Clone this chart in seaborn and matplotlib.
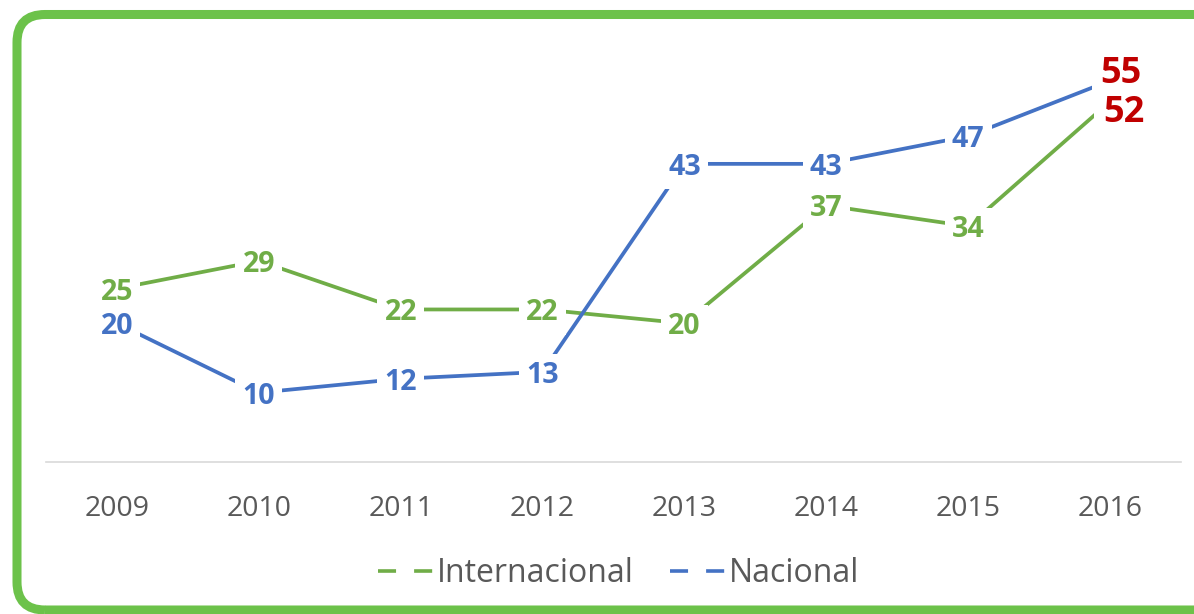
import pandas as pd
import seaborn as sns
import matplotlib.pyplot as plt
from matplotlib.lines import Line2D
from matplotlib.patches import FancyBboxPatch
from matplotlib.transforms import IdentityTransform

# Chart data
years = ["2009", "2010", "2011", "2012", "2013", "2014", "2015", "2016"]
internacional = [25, 29, 22, 22, 20, 37, 34, 52]
nacional = [20, 10, 12, 13, 43, 43, 47, 55]

green = "#70ad47"
blue = "#4472c4"
red = "#c00000"

df = pd.DataFrame({
    "year": years * 2,
    "value": internacional + nacional,
    "serie": ["Internacional"] * len(years) + ["Nacional"] * len(years),
})

sns.set_style("white")
plt.rcParams['font.family'] = ['Open Sans', 'DejaVu Sans']

fig = plt.figure(figsize=(11.94, 6.14), dpi=100)
ax = fig.add_axes([46 / 1194, 1 - 462 / 614, (1181 - 46) / 1194, 416 / 614])

sns.lineplot(data=df, x="year", y="value", hue="serie", sort=False,
             palette={"Internacional": green, "Nacional": blue},
             linewidth=2.7, ax=ax, legend=False)

ax.set_ylim(0, 60)
ax.set_xlim(-0.5, len(years) - 0.5)
ax.set_xlabel("")
ax.set_ylabel("")
ax.set_yticks([])
ax.tick_params(axis="x", length=0, labelsize=20.5, labelcolor="#595959", pad=24)

for side in ["top", "right", "left"]:
    ax.spines[side].set_visible(False)
ax.spines["bottom"].set_color("#d9d9d9")
ax.spines["bottom"].set_linewidth(1.2)

box = dict(boxstyle="square,pad=0.25", facecolor="white", edgecolor="none")

# Data labels, last year highlighted in red and shifted aside
for i, (vi, vn) in enumerate(zip(internacional, nacional)):
    if i == len(years) - 1:
        ax.annotate(str(vn), (i, vn), xytext=(8, 5), textcoords="offset points",
                    ha="center", va="center", color=red, fontsize=26,
                    fontweight="bold", bbox=box, zorder=5)
        ax.annotate(str(vi), (i, vi), xytext=(10, -8), textcoords="offset points",
                    ha="center", va="center", color=red, fontsize=26,
                    fontweight="bold", bbox=box, zorder=5)
        continue
    ax.annotate(str(vi), (i, vi), xytext=(0, -2.5), textcoords="offset points",
                ha="center", va="center", color=green, fontsize=20.5,
                fontweight="bold", bbox=box, zorder=5)
    ax.annotate(str(vn), (i, vn), xytext=(0, -2.5), textcoords="offset points",
                ha="center", va="center", color=blue, fontsize=20.5,
                fontweight="bold", bbox=box, zorder=5)

# Legend with dashed handles
handles = [Line2D([], [], color=green, lw=2.6, ls=(0, (5, 5))),
           Line2D([], [], color=blue, lw=2.6, ls=(0, (5, 5)))]
fig.legend(handles, ["Internacional", "Nacional"], loc="center",
           bbox_to_anchor=(0.518, 1 - 574 / 614), ncol=2, frameon=False,
           fontsize=23, handlelength=1.72, handletextpad=0.12,
           columnspacing=1.15, labelcolor="#595959")

# Rounded green frame (pixel coordinates)
frame = FancyBboxPatch((17, 4), 1210, 595.5,
                       boxstyle="round,pad=0,rounding_size=28",
                       transform=IdentityTransform(), facecolor="none",
                       edgecolor="#6cc24a", linewidth=6.5, zorder=10)
fig.patches.append(frame)

plt.savefig("out.png", dpi=100)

------------------------------------

WHAT YOU HAVE TO DO:
Copy out all of the data word for word. Do not carry over any picture.

EXPECTED ANSWER:
Clone this chart in seaborn and matplotlib.
import pandas as pd
import seaborn as sns
import matplotlib.pyplot as plt
from matplotlib.lines import Line2D
from matplotlib.patches import FancyBboxPatch
from matplotlib.transforms import IdentityTransform

# Chart data
years = ["2009", "2010", "2011", "2012", "2013", "2014", "2015", "2016"]
internacional = [25, 29, 22, 22, 20, 37, 34, 52]
nacional = [20, 10, 12, 13, 43, 43, 47, 55]

green = "#70ad47"
blue = "#4472c4"
red = "#c00000"

df = pd.DataFrame({
    "year": years * 2,
    "value": internacional + nacional,
    "serie": ["Internacional"] * len(years) + ["Nacional"] * len(years),
})

sns.set_style("white")
plt.rcParams['font.family'] = ['Open Sans', 'DejaVu Sans']

fig = plt.figure(figsize=(11.94, 6.14), dpi=100)
ax = fig.add_axes([46 / 1194, 1 - 462 / 614, (1181 - 46) / 1194, 416 / 614])

sns.lineplot(data=df, x="year", y="value", hue="serie", sort=False,
             palette={"Internacional": green, "Nacional": blue},
             linewidth=2.7, ax=ax, legend=False)

ax.set_ylim(0, 60)
ax.set_xlim(-0.5, len(years) - 0.5)
ax.set_xlabel("")
ax.set_ylabel("")
ax.set_yticks([])
ax.tick_params(axis="x", length=0, labelsize=20.5, labelcolor="#595959", pad=24)

for side in ["top", "right", "left"]:
    ax.spines[side].set_visible(False)
ax.spines["bottom"].set_color("#d9d9d9")
ax.spines["bottom"].set_linewidth(1.2)

box = dict(boxstyle="square,pad=0.25", facecolor="white", edgecolor="none")

# Data labels, last year highlighted in red and shifted aside
for i, (vi, vn) in enumerate(zip(internacional, nacional)):
    if i == len(years) - 1:
        ax.annotate(str(vn), (i, vn), xytext=(8, 5), textcoords="offset points",
                    ha="center", va="center", color=red, fontsize=26,
                    fontweight="bold", bbox=box, zorder=5)
        ax.annotate(str(vi), (i, vi), xytext=(10, -8), textcoords="offset points",
                    ha="center", va="center", color=red, fontsize=26,
                    fontweight="bold", bbox=box, zorder=5)
        continue
    ax.annotate(str(vi), (i, vi), xytext=(0, -2.5), textcoords="offset points",
                ha="center", va="center", color=green, fontsize=20.5,
                fontweight="bold", bbox=box, zorder=5)
    ax.annotate(str(vn), (i, vn), xytext=(0, -2.5), textcoords="offset points",
                ha="center", va="center", color=blue, fontsize=20.5,
                fontweight="bold", bbox=box, zorder=5)

# Legend with dashed handles
handles = [Line2D([], [], color=green, lw=2.6, ls=(0, (5, 5))),
           Line2D([], [], color=blue, lw=2.6, ls=(0, (5, 5)))]
fig.legend(handles, ["Internacional", "Nacional"], loc="center",
           bbox_to_anchor=(0.518, 1 - 574 / 614), ncol=2, frameon=False,
           fontsize=23, handlelength=1.72, handletextpad=0.12,
           columnspacing=1.15, labelcolor="#595959")

# Rounded green frame (pixel coordinates)
frame = FancyBboxPatch((17, 4), 1210, 595.5,
                       boxstyle="round,pad=0,rounding_size=28",
                       transform=IdentityTransform(), facecolor="none",
                       edgecolor="#6cc24a", linewidth=6.5, zorder=10)
fig.patches.append(frame)

plt.savefig("out.png", dpi=100)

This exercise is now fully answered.